The ACL-IJCNLP 2021 paper entitled ‘Meta-Learning with Variational Semantic Memory for Word Sense Disambiguation‘ by Yingjun Du, Nithin Holla, Xiantong Zhen, Cees Snoek, Ekaterina Shutova is now available. A critical challenge faced by supervised word sense disambiguation (WSD) is the lack of large annotated datasets with sufficient coverage of words in their diversity of senses. This inspired recent research on few-shot WSD using meta-learning. While such work has successfully applied meta-learning to learn new word senses from very few examples, its performance still lags behind its fully-supervised counterpart. Aiming to further close this gap, we propose a model of semantic memory for WSD in a meta-learning setting. Semantic memory encapsulates prior experiences seen throughout the lifetime of the model, which aids better generalization in limited data settings. Our model is based on hierarchical variational inference and incorporates an adaptive memory update rule via a hypernetwork. We show our model advances the state of the art in few-shot WSD, supports effective learning in extremely data scarce (e.g. one-shot) scenarios and produces meaning prototypes that capture similar senses of distinct words.

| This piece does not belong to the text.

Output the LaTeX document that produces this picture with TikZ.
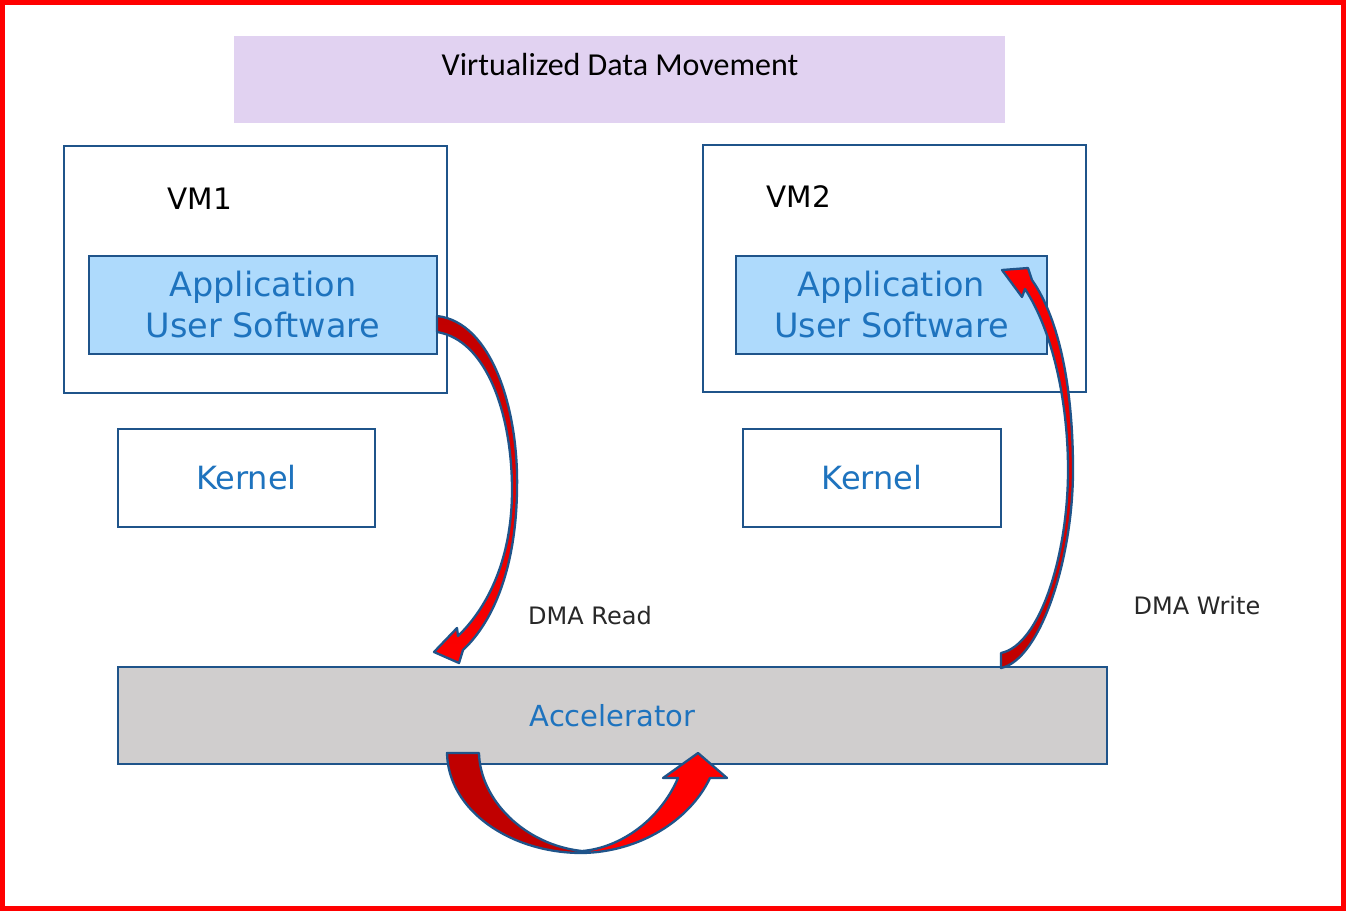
\documentclass[tikz,border=0pt]{standalone}
\usepackage{fontspec}
\setmainfont{DejaVu Sans}
\newfontfamily\titlefont{Carlito}

\definecolor{framered}{RGB}{255,0,0}
\definecolor{titlefill}{RGB}{225,210,241}
\definecolor{boxline}{RGB}{31,84,138}
\definecolor{appfill}{RGB}{174,218,252}
\definecolor{accfill}{RGB}{208,206,206}
\definecolor{txtblue}{RGB}{30,115,190}
\definecolor{arrdark}{RGB}{192,0,0}
\definecolor{arrred}{RGB}{255,0,0}
\definecolor{lblgray}{RGB}{40,40,40}

\tikzset{
  box/.style={draw=boxline, line width=2.5pt, inner sep=0pt, outer sep=0pt},
  vmbox/.style={box, fill=white, minimum width=383pt, minimum height=247pt},
  appbox/.style={box, fill=appfill, minimum height=98pt, text=txtblue,
    align=center, font=\fontsize{33.5}{41}\selectfont},
  kernbox/.style={box, fill=white, minimum height=98pt, text=txtblue,
    font=\fontsize{32}{38}\selectfont},
  vmlabel/.style={text=black, font=\fontsize{29.5}{34}\selectfont},
  dmalabel/.style={text=lblgray, font=\fontsize{24}{28}\selectfont},
  blockarrow/.style={draw=boxline, line width=2.3pt, line join=round},
}

\begin{document}
\begin{tikzpicture}[x=1pt, y=-1pt]
  \useasboundingbox (0,0) rectangle (1346,911);
  \fill[white] (0,0) rectangle (1346,911);
  \draw[framered, line width=5pt] (2.5,2.5) rectangle (1343.5,908.5);

  % title banner
  \node[fill=titlefill, minimum width=771pt, minimum height=87pt, inner sep=0pt]
    (title) at (619.5,79.5) {};
  \node[font=\titlefont\fontsize{32}{36}\selectfont, anchor=base]
    (titletext) at (620,75) {Virtualized Data Movement};

  % virtual machines
  \node[vmbox] (vm1) at (255.5,269.5) {};
  \node[vmbox] (vm2) at (894.5,268.5) {};
  \node[vmlabel, anchor=base] (vm1lbl) at (200,209) {VM1};
  \node[vmlabel, anchor=base] (vm2lbl) at (799,207) {VM2};

  \node[appbox, minimum width=348pt] (app1) at (263,305)
    {Application\\User Software};
  \node[appbox, minimum width=311pt] (app2) at (891.5,305)
    {Application\\User Software};

  % kernels
  \node[kernbox, minimum width=257pt] (kern1) at (246.5,478) {Kernel};
  \node[kernbox, minimum width=258pt] (kern2) at (872,478) {Kernel};

  % accelerator
  \node[box, fill=accfill, minimum width=989pt, minimum height=97pt,
        text=txtblue, font=\fontsize{29}{34}\selectfont]
    (acc) at (612.5,715.5) {Accelerator};

  \node[dmalabel] (dmaread) at (590,616) {DMA Read};
  \node[dmalabel] (dmawrite) at (1197,606) {DMA Write};

  % DMA read: application (VM1) down to the accelerator
  \coordinate (rdtail) at (app1.east);
  \coordinate (rdtip) at (434,652);
  \path[blockarrow, top color=arrdark, bottom color=arrred]
    (437,316) .. controls (492,322) and (519,410) .. (517,490)
              .. controls (516,565) and (495,620) .. (463,650)
    -- (459,663) -- (rdtip) -- (457,628) -- (458,636)
              .. controls (487,608) and (512,560) .. (512,490)
              .. controls (512,415) and (487,340) .. (437,332) -- cycle;

  % DMA write: accelerator up to the application (VM2)
  \coordinate (wrtip) at (1002,270);
  \path[blockarrow, top color=arrred, bottom color=arrdark]
    (1001,668) .. controls (1040,660) and (1073,560) .. (1073,470)
               .. controls (1073,390) and (1060,320) .. (1032,280)
    -- (1028,268) -- (wrtip) -- (1022,297) -- (1025,289)
               .. controls (1052,330) and (1068,400) .. (1068,470)
               .. controls (1068,555) and (1040,645) .. (1001,653) -- cycle;

  % loop-back under the accelerator
  \fill[arrdark]
    (447,753) .. controls (448,810) and (510,853) .. (583,853)
    -- (583,851) .. controls (525,845) and (480,800) .. (479,753) -- cycle;
  \fill[arrred]
    (581,853) .. controls (640,852) and (690,820) .. (710,778)
    -- (727,778) -- (698,753) -- (663,778) -- (678,778)
    .. controls (660,820) and (620,848) .. (581,851) -- cycle;
  \draw[blockarrow]
    (447,753) .. controls (448,810) and (510,853) .. (582,853)
    .. controls (640,852) and (690,820) .. (710,778)
    -- (727,778) -- (698,753) -- (663,778) -- (678,778)
    .. controls (660,820) and (620,848) .. (582,851)
    .. controls (525,845) and (480,800) .. (479,753) -- cycle;
\end{tikzpicture}
\end{document}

The ICML 2021 paper “A Bit More Bayesian: Domain-Invariant Learning with Uncertaintyce” by Zehao Xiao, Jiayi Shen, Xiantong Zhen, Ling Shao and Cees Snoek is now available. Domain generalization is challenging due to the domain shift and the uncertainty caused by the inaccessibility of target domain data. In this paper, we address both challenges with a probabilistic framework based on variational Bayesian inference, by incorporating uncertainty into neural network weights. We couple domain invariance in a probabilistic formula with the variational Bayesian inference. This enables us to explore domain-invariant learning in a principled way. Specifically, we derive domain-invariant representations and classifiers, which are jointly established in a two-layer Bayesian neural network. We empirically demonstrate the effectiveness of our proposal on four widely used cross-domain visual recognition benchmarks. Ablation studies validate the synergistic benefits of our Bayesian treatment when jointly learning domain-invariant representations and classifiers for domain generalization. Further, our method consistently delivers state-of-the-art mean accuracy on all benchmarks.

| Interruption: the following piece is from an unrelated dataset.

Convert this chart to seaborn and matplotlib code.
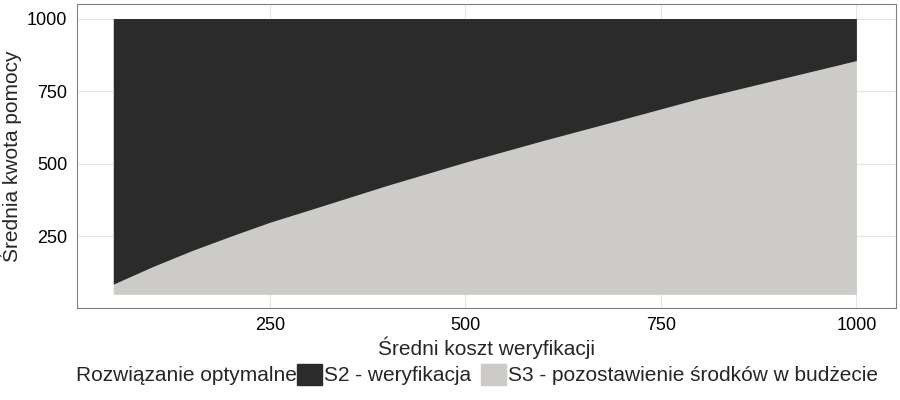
import numpy as np
import pandas as pd
import matplotlib
matplotlib.use("Agg")
import matplotlib.pyplot as plt
import seaborn as sns
from matplotlib.patches import Patch

koszt = [50, 100, 150, 200, 250, 300, 400, 500, 600, 700, 800, 900, 1000]
granica = [85, 145, 200, 250, 298, 340, 425, 505, 580, 652, 725, 790, 855]
y_min, y_max = 50, 1000
xticks = [250, 500, 750, 1000]
yticks = [250, 500, 750, 1000]
kolor_s2 = "#2b2b2b"
kolor_s3 = "#cccbc7"

sns.set_theme(style="whitegrid")
plt.rcParams['font.family'] = ['Liberation Sans', 'DejaVu Sans']

df = pd.DataFrame({"x": koszt, "y": granica})
fig, ax = plt.subplots(figsize=(9, 4), dpi=100)
ax.fill_between(df["x"], y_min, df["y"], color=kolor_s3, linewidth=0)
ax.fill_between(df["x"], df["y"], y_max, color=kolor_s2, linewidth=0)
ax.set_xlim(3, 1050)
ax.set_ylim(3, 1050)
ax.set_xticks(xticks)
ax.set_yticks(yticks)
ax.tick_params(labelsize=13, colors="black", length=3)
ax.grid(color="#e5e5e5", linewidth=0.8)
for s in ax.spines.values():
    s.set_color("#7f7f7f")
    s.set_linewidth(0.8)
ax.set_xlabel("Średni koszt weryfikacji", fontsize=15, labelpad=2)
ax.set_ylabel("Średnia kwota pomocy", fontsize=15)
handles = [Patch(color=kolor_s2, label="S2 - weryfikacja"),
           Patch(color=kolor_s3, label="S3 - pozostawienie środków w budżecie")]
leg = fig.legend(handles=handles, title="Rozwiązanie optymalne", loc="lower center",
                 ncol=2, frameon=False, fontsize=15, title_fontsize=15,
                 bbox_to_anchor=(0.53, -0.01), handlelength=1.2, handleheight=1.2,
                 handletextpad=0.1, columnspacing=0.5)
leg._legend_box.align = "left"
# put title inline
leg.get_title().set_position((0, 0))
leg._legend_box.sep = 0
from matplotlib.offsetbox import HPacker
box = leg._legend_box
box.__class__ = HPacker
fig.subplots_adjust(left=0.085, right=0.995, top=0.99, bottom=0.23)
fig.savefig("out.png")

The CVPR 2021 cam-ready “Few-Shot Transformation of Common Actions into Time and Space” by Pengwan Yang, Pascal Mettes and Cees Snoek is now available. This paper introduces the task of few-shot common action localization in time and space. Given a few trimmed support videos containing the same but unknown action, we strive for spatio-temporal localization of that action in a long untrimmed query video. We do not require any class labels, interval bounds, or bounding boxes. To address this challenging task, we introduce a novel few-shot transformer architecture with a dedicated encoder-decoder structure optimized for joint commonality learning and localization prediction, without the need for proposals. Experiments on reorganizations of the AVA and UCF101-24 datasets show the effectiveness of our approach for few-shot common action localization, even when the support videos are noisy. Although we are not specifically designed for common localization in time only, we also compare favorably against the few-shot and one-shot state-of-the-art in this setting. Lastly, we demonstrate that the few-shot transformer is easily extended to common action localization per pixel.